> **PROBLEM DESCRIPTION**:
Copy out the listing that follows exactly, dropping every picture.

— Start DATA EXCERPT —

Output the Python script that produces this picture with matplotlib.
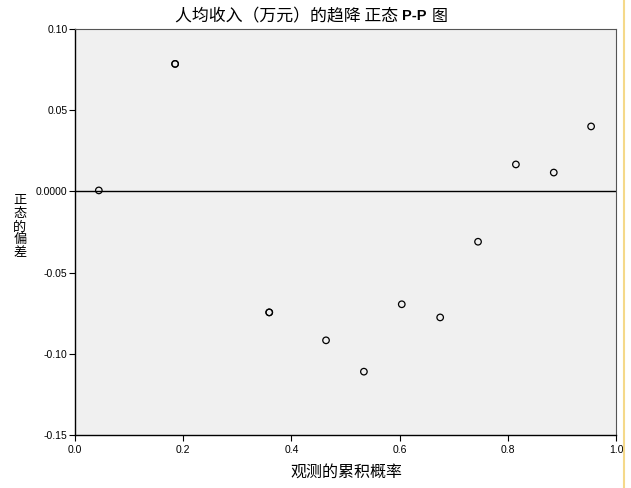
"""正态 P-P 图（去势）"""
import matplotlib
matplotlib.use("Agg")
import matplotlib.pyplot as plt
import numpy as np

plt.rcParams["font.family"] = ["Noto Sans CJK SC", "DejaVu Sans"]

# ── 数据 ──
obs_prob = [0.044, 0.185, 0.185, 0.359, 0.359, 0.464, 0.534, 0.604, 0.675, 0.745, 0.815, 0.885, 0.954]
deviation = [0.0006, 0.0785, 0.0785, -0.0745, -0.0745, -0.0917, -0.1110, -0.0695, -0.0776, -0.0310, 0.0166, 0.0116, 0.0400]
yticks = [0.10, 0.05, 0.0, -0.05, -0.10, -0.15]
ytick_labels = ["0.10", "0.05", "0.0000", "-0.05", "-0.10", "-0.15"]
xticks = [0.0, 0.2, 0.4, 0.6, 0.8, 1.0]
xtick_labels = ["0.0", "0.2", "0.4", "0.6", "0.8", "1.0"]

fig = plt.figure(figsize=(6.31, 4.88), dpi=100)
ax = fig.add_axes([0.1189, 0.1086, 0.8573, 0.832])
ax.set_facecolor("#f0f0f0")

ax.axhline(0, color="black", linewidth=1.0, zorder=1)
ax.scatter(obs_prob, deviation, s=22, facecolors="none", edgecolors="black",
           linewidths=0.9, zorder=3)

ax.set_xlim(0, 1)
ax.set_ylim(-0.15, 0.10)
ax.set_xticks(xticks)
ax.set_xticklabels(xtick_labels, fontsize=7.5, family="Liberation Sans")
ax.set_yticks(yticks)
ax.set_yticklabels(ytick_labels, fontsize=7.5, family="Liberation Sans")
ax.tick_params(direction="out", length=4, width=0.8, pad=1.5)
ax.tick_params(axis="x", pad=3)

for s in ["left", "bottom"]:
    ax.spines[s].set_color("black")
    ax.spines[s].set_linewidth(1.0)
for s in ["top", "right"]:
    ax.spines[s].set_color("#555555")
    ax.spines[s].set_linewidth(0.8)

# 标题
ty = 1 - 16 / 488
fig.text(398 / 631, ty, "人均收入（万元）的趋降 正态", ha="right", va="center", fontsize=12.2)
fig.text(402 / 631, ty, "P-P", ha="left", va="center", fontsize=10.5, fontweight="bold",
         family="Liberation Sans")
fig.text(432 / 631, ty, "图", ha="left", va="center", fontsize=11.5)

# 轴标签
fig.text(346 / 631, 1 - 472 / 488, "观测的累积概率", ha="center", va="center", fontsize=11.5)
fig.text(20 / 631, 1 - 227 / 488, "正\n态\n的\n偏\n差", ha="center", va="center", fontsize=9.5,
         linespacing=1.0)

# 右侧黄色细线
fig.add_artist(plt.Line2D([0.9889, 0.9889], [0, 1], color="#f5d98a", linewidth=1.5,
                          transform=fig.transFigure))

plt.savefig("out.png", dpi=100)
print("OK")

— End DATA EXCERPT —

> **OUTPUT FOR THIS TASK**:
Output the Python script that produces this picture with matplotlib.
"""正态 P-P 图（去势）"""
import matplotlib
matplotlib.use("Agg")
import matplotlib.pyplot as plt
import numpy as np

plt.rcParams["font.family"] = ["Noto Sans CJK SC", "DejaVu Sans"]

# ── 数据 ──
obs_prob = [0.044, 0.185, 0.185, 0.359, 0.359, 0.464, 0.534, 0.604, 0.675, 0.745, 0.815, 0.885, 0.954]
deviation = [0.0006, 0.0785, 0.0785, -0.0745, -0.0745, -0.0917, -0.1110, -0.0695, -0.0776, -0.0310, 0.0166, 0.0116, 0.0400]
yticks = [0.10, 0.05, 0.0, -0.05, -0.10, -0.15]
ytick_labels = ["0.10", "0.05", "0.0000", "-0.05", "-0.10", "-0.15"]
xticks = [0.0, 0.2, 0.4, 0.6, 0.8, 1.0]
xtick_labels = ["0.0", "0.2", "0.4", "0.6", "0.8", "1.0"]

fig = plt.figure(figsize=(6.31, 4.88), dpi=100)
ax = fig.add_axes([0.1189, 0.1086, 0.8573, 0.832])
ax.set_facecolor("#f0f0f0")

ax.axhline(0, color="black", linewidth=1.0, zorder=1)
ax.scatter(obs_prob, deviation, s=22, facecolors="none", edgecolors="black",
           linewidths=0.9, zorder=3)

ax.set_xlim(0, 1)
ax.set_ylim(-0.15, 0.10)
ax.set_xticks(xticks)
ax.set_xticklabels(xtick_labels, fontsize=7.5, family="Liberation Sans")
ax.set_yticks(yticks)
ax.set_yticklabels(ytick_labels, fontsize=7.5, family="Liberation Sans")
ax.tick_params(direction="out", length=4, width=0.8, pad=1.5)
ax.tick_params(axis="x", pad=3)

for s in ["left", "bottom"]:
    ax.spines[s].set_color("black")
    ax.spines[s].set_linewidth(1.0)
for s in ["top", "right"]:
    ax.spines[s].set_color("#555555")
    ax.spines[s].set_linewidth(0.8)

# 标题
ty = 1 - 16 / 488
fig.text(398 / 631, ty, "人均收入（万元）的趋降 正态", ha="right", va="center", fontsize=12.2)
fig.text(402 / 631, ty, "P-P", ha="left", va="center", fontsize=10.5, fontweight="bold",
         family="Liberation Sans")
fig.text(432 / 631, ty, "图", ha="left", va="center", fontsize=11.5)

# 轴标签
fig.text(346 / 631, 1 - 472 / 488, "观测的累积概率", ha="center", va="center", fontsize=11.5)
fig.text(20 / 631, 1 - 227 / 488, "正\n态\n的\n偏\n差", ha="center", va="center", fontsize=9.5,
         linespacing=1.0)

# 右侧黄色细线
fig.add_artist(plt.Line2D([0.9889, 0.9889], [0, 1], color="#f5d98a", linewidth=1.5,
                          transform=fig.transFigure))

plt.savefig("out.png", dpi=100)
print("OK")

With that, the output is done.